There are some distinguishing qualities that we (I’m throwing myself in with the masses for this one…) tend to display. While I’m generalizing and completely stereotyping my peeps, these are all for the most part 100% completely and entirely true.

  1. We get too loud too fast. It happens in an instant. Tonight I asked the new waitress if she was a Jew (after she complimented Harry on his excellent guilt-dishing) and when she said yes, there were suddenly four of us screaming at the top of our lungs about which direction you light the candles on the menorah in. Which leads me to…
  2. Nobody actually knows anything about Judaism. There are exceptions. We have a few customers who go to temple and do things like talk about religion and celebrate non-gift-giving holidays. But for the most part, Jews these days are in it for the food and the free birthright trip to Israel.
  3. Everyone went to camp. Tonight when I found out about the new Jew girl, I didn’t ask her if she went to camp, I asked her what camp she went to. Because camp is pretty much non-negotiable for adolescent Jews. This has nothing to do with wanting to ditch your kids for 8 weeks (although now that I have a 9-year-old step kid I can say that the temptation does pop into my head now and then). Camp has to do with passing down amazing experiences from generation to generation. Such as getting fresh bagels on visiting day and joining the inter-camp soccer team just for the ice cream sundaes on the van ride back.
  4. Like Asians, we are completely undistinguishable when in a large group. On an individual basis, we all display our own unique style, whether it’s the type of music we listen to or color of Essie nail polish that we use or the way we pronounce “Bendels.” But when we get together for a girl’s night, we all dress the same, talk the same, complain the same, and order the same salad (with well done salmon, dressing on the side, extra garbanzo beans, no olive and make sure it’s chopped).
  5. Jews hire night nurses when they have babies. I didn’t put this as “we” because I didn’t marry a Jew, and so I didn’t get a night nurse. Harry insisted that “we’re the parents, so we should wake up with the baby.” While I sincerely hated him at the time, and our social lives probably took a major hit (as though we had one at all) because we couldn’t go out drinking with the other new parents, I will always fondly look back on those days of sitting on the couch at 4:30am watching Pretty Little Liars with my itty bitty baby girl in my arms. Still. I deserved a night nurse.

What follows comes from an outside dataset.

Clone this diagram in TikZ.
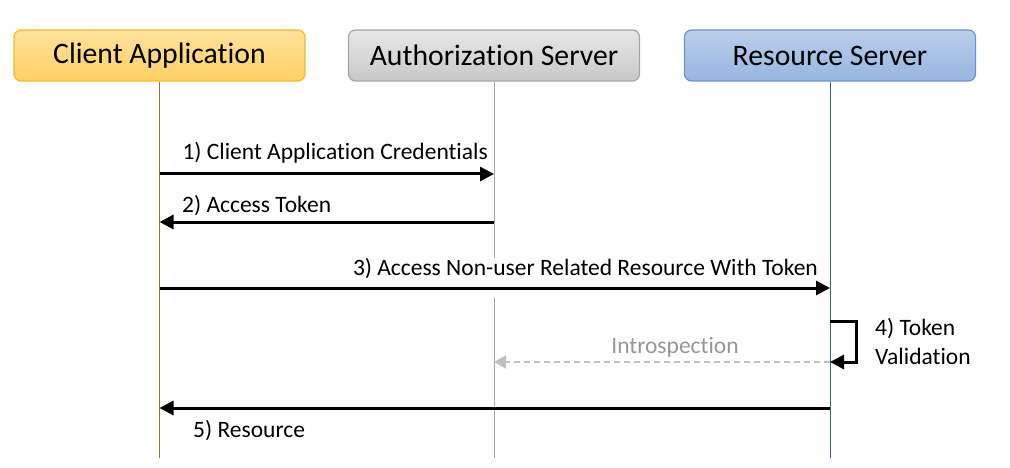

  6. Every Jew knows Artie. Something about our recently deceased original restaurant is that it was like the number one spot for Jappy women to have lunch for literally decades. So my dad really got to know them, as well as their husbands/boyfriends/sugar daddies. And he was friendly and super sweet and made everyone feel like he was their buddy. Not like me, who flips people the bird before they’ve completely turned around and refuses to schmooze with anyone who rubs me the wrong way. Yes, he’s the Penn to my Teller. And as a result, not a Saturday night goes by at the restaurant where some balding dude comes up to me or my manager and says “Where’s Artie?” And I say “Artie hasn’t come to work for 5 years,” followed by “Maybe if you were a devoted customer you’d know that, huh?” followed by “Stop looking at me like that, asshole” followed by “Fine! Don’t come back! See if I care! My dad doesn’t even remember who you are!” I can’t figure out why they don’t want to get to know me better, but it’s their loss for sure.

Anyway, that’s the deal with Jews, at least this week. Because if one thing is true (other than the aforementioned items) it’s that we love a good trend.